SHORT TASK.
Each line below should be retyped exactly, with no pictures.

--- START OF DATASET SECTION ---

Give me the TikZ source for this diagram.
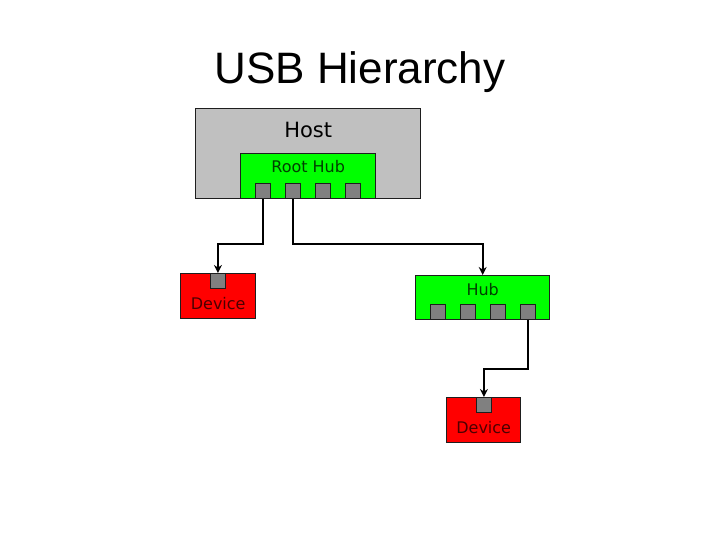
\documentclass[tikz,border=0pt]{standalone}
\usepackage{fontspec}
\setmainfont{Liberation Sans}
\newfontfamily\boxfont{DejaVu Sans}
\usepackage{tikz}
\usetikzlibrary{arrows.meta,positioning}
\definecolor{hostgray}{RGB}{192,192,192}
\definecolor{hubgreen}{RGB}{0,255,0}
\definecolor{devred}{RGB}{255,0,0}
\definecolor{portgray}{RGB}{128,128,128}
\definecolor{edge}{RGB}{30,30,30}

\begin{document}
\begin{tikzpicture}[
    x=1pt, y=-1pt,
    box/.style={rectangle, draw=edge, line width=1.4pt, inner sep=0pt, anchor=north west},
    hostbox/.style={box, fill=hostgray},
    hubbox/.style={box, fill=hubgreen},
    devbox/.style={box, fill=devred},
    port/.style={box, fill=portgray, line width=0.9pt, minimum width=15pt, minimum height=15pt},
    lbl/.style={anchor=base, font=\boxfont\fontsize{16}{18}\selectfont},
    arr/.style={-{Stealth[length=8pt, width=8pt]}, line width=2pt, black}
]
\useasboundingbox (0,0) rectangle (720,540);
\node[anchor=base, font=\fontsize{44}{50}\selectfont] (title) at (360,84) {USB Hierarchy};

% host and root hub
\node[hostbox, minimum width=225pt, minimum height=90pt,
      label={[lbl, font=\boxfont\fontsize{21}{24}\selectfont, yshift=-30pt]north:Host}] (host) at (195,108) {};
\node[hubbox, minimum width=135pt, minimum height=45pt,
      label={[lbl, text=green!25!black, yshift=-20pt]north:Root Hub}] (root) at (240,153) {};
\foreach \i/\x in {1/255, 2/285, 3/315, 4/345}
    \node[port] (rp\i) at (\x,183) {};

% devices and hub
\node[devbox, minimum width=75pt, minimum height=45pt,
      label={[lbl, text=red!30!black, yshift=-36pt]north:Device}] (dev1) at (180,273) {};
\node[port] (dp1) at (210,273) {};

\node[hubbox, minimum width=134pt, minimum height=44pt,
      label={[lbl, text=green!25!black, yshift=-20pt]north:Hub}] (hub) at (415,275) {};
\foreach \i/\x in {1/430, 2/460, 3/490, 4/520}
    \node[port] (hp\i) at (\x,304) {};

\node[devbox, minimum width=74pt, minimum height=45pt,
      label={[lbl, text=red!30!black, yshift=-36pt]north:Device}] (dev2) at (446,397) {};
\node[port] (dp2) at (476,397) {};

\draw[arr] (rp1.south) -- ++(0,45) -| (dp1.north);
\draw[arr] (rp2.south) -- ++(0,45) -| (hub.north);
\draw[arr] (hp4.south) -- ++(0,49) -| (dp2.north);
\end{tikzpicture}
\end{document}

--- END OF DATASET SECTION ---

RESPONSE.
Give me the TikZ source for this diagram.
\documentclass[tikz,border=0pt]{standalone}
\usepackage{fontspec}
\setmainfont{Liberation Sans}
\newfontfamily\boxfont{DejaVu Sans}
\usepackage{tikz}
\usetikzlibrary{arrows.meta,positioning}
\definecolor{hostgray}{RGB}{192,192,192}
\definecolor{hubgreen}{RGB}{0,255,0}
\definecolor{devred}{RGB}{255,0,0}
\definecolor{portgray}{RGB}{128,128,128}
\definecolor{edge}{RGB}{30,30,30}

\begin{document}
\begin{tikzpicture}[
    x=1pt, y=-1pt,
    box/.style={rectangle, draw=edge, line width=1.4pt, inner sep=0pt, anchor=north west},
    hostbox/.style={box, fill=hostgray},
    hubbox/.style={box, fill=hubgreen},
    devbox/.style={box, fill=devred},
    port/.style={box, fill=portgray, line width=0.9pt, minimum width=15pt, minimum height=15pt},
    lbl/.style={anchor=base, font=\boxfont\fontsize{16}{18}\selectfont},
    arr/.style={-{Stealth[length=8pt, width=8pt]}, line width=2pt, black}
]
\useasboundingbox (0,0) rectangle (720,540);
\node[anchor=base, font=\fontsize{44}{50}\selectfont] (title) at (360,84) {USB Hierarchy};

% host and root hub
\node[hostbox, minimum width=225pt, minimum height=90pt,
      label={[lbl, font=\boxfont\fontsize{21}{24}\selectfont, yshift=-30pt]north:Host}] (host) at (195,108) {};
\node[hubbox, minimum width=135pt, minimum height=45pt,
      label={[lbl, text=green!25!black, yshift=-20pt]north:Root Hub}] (root) at (240,153) {};
\foreach \i/\x in {1/255, 2/285, 3/315, 4/345}
    \node[port] (rp\i) at (\x,183) {};

% devices and hub
\node[devbox, minimum width=75pt, minimum height=45pt,
      label={[lbl, text=red!30!black, yshift=-36pt]north:Device}] (dev1) at (180,273) {};
\node[port] (dp1) at (210,273) {};

\node[hubbox, minimum width=134pt, minimum height=44pt,
      label={[lbl, text=green!25!black, yshift=-20pt]north:Hub}] (hub) at (415,275) {};
\foreach \i/\x in {1/430, 2/460, 3/490, 4/520}
    \node[port] (hp\i) at (\x,304) {};

\node[devbox, minimum width=74pt, minimum height=45pt,
      label={[lbl, text=red!30!black, yshift=-36pt]north:Device}] (dev2) at (446,397) {};
\node[port] (dp2) at (476,397) {};

\draw[arr] (rp1.south) -- ++(0,45) -| (dp1.north);
\draw[arr] (rp2.south) -- ++(0,45) -| (hub.north);
\draw[arr] (hp4.south) -- ++(0,49) -| (dp2.north);
\end{tikzpicture}
\end{document}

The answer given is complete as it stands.